Landlords looking to increase the value of their rental properties should consider making several small-scale improvements, rather than major renovations.
That is the suggestion of recent comments made Andrew Leech, director at the National Home Improvement Council (NHIC), who believes minor property improvements can often provide a better return on investment.
"It is really about looking at the more minor things in the house which can make a big difference," he commented.
Looking at how you can improve the exterior of the building, such as the roof and windows, is usually a good place to start, says the expert.
"If you are looking at your property and want to make a pretty sound investment for yourself then you have got to look at the roof - make sure that there are no slipping tiles or broken flashings around the chimney and so on," he said.
"You have got to look at your rainwater systems and make sure that they are not leaking and creating damp patches indoors.
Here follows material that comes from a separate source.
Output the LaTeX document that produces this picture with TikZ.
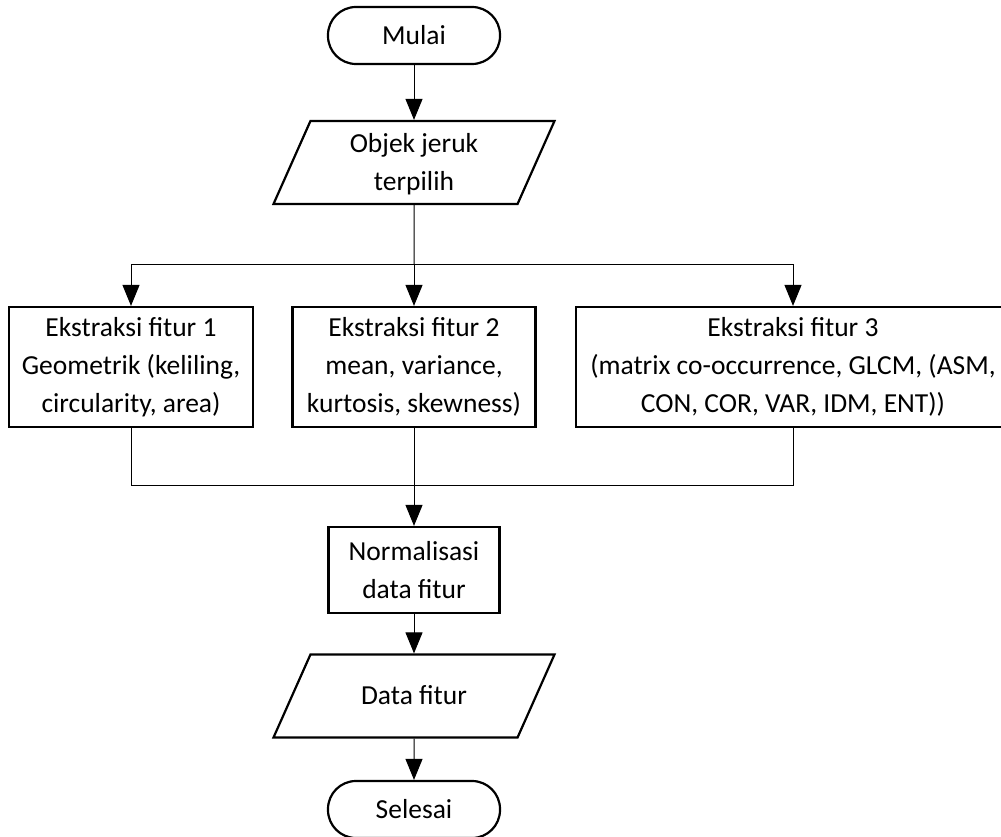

You need to make sure that your windows are in good condition and it would be an advantage if you could replace them with PVC double-glazed windows."
While rent forms a large part of a landlord's earnings, the appreciation of the capital value of their properties can also prove a vital source of income and as such investing in improvements such as these can prove a savvy move.
To make sure all their hard work and investment does not go to waste, buy-to-let property owners should also make sure they have adequate landlord contents insurance and buildings insurance in place to cover the cost of any damage to their properties.
Meanwhile, other improvements that could prove a smart investment are those that improve the energy efficiency of the property, with insulation the best way to do this according to Mr Leech.
"Insulation is a major thing - cutting out all of the drafts and keeping yourself warm. Insulation is one of the most economical solutions to energy efficiency," he said.
"It is low priced, very cost efficient and will have a couple of years' payback period."